When I was a teenager, the idea of having your period was something only discussed between close friends and sisters, and only in hushed tones where no one would overhear. There was a lot of shame associated with what is a normal bodily function that happens in a huge part of the human population. I can't imagine growing up in a world where I didn't feel embarrassed about my period. A world where it's just everyday life, and where we speak with each other candidly about it. That's the world of Go With The Flow, a new graphic novel for young women that teaches them that periods are normal, and that girls deserve reproductive equity.
Authors Lily Williams and Karen Schneemann began working on this novel after the success of their webcomic, The Mean Magenta. Both focus on casual, frank, and humorous conversations surrounding menstruation and its effects. Go With The Flow follows four best friends through the trials and tribulations of friendship, fights, and periods. They join together and voice the need for the school to provide pads and tampons when they learn that the school is out, and no school in the district plans on restocking. When the school refuses, they take action, getting loud, and maybe going a bit too far in their efforts as teens are prone to doing.
The cover alone says it all — diverse, feminist, and full of relatable characters for every girl reading. But it's also bright, full of expression and emotion, and gives a vibe every girl knows — the bathroom can feel a bit like a prison when it comes to having your period. Early reviews are promising, too. Alexandra on Goodreads wrote "Got to read an early edition of GO WITH THE FLOW and all I can say is it is fantastic. I wish it was a book I'd had growing up and the friendships in this one are some of the best I've seen in YA. Feminists, LGBTQ community, diversity advocates - put this on your radar for Winter 2020."
There was nothing like this when I was growing up. We had Free To Be You And Me, a single scene in Clueless, and that was about it. Sure, it's fun to say "I was surfin' the crimson wave and had to haul a*s to the ladies," but that wasn't about the normalization of menstruation. It was about making Mr. Hall uncomfortable enough to dismiss a tardy. Effective, but it didn't really serve to move the dialogue forward in any meaningful matter.
Having had the good fortune to read an advanced copy of Go With The Flow, I will tell you that it is astonishing. Go With The Flow is an exceptional example of the genre, and its power is in its frank way of being relatable to a difficult subject. It speaks to the nature of gender dynamics and institutional misogyny in an approachable manner that will help teens discuss their period and their rights openly and honestly, and understand that they can demand better from those in authority. The artwork is dynamic and bold, and the use of color gives the entire work a sense of depth that is unexpected.
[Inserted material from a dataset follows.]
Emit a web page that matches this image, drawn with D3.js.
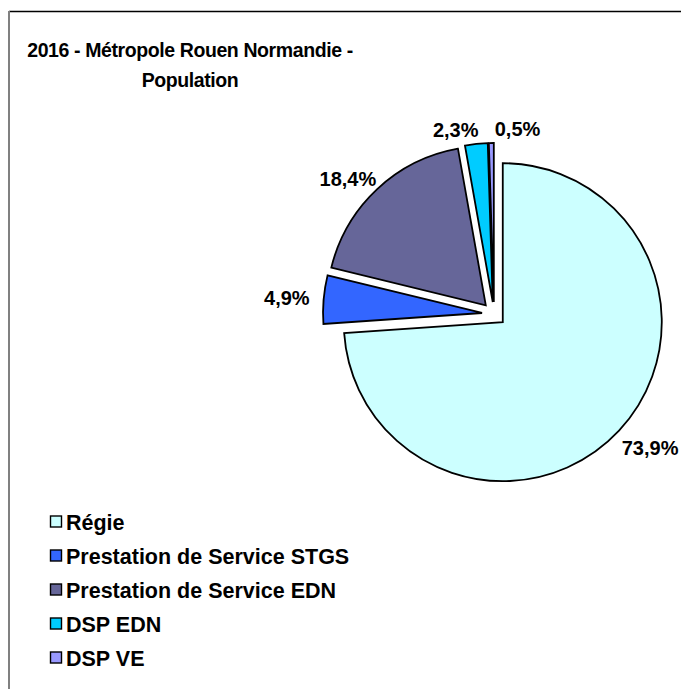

The original webcomic, The Mean Magenta, made jokes about getting your period. It busted taboos and laughed at some of the cringier aspects of menstruation, like period panties and chocolate cravings. It also shines a light on how we've spoken about periods up until now. At one point in the comic, a woman opens her bag to pay at the checkout line, and her tampons and pads fall out. She looks mortified. We've all been there. Yet, so few of us have asked why we should be embarrassed. Millions of people get their period each day, and yet we still model embarrassment for our kids? That's ridiculous.
Hopefully, Go With The Flow will serve to move that conversational marker forward when it releases in 2020, because even though we have certainly come a long way from hiding in the bathrooms to talk about it, we are nowhere near where we need to be on this issue. Our children deserve better.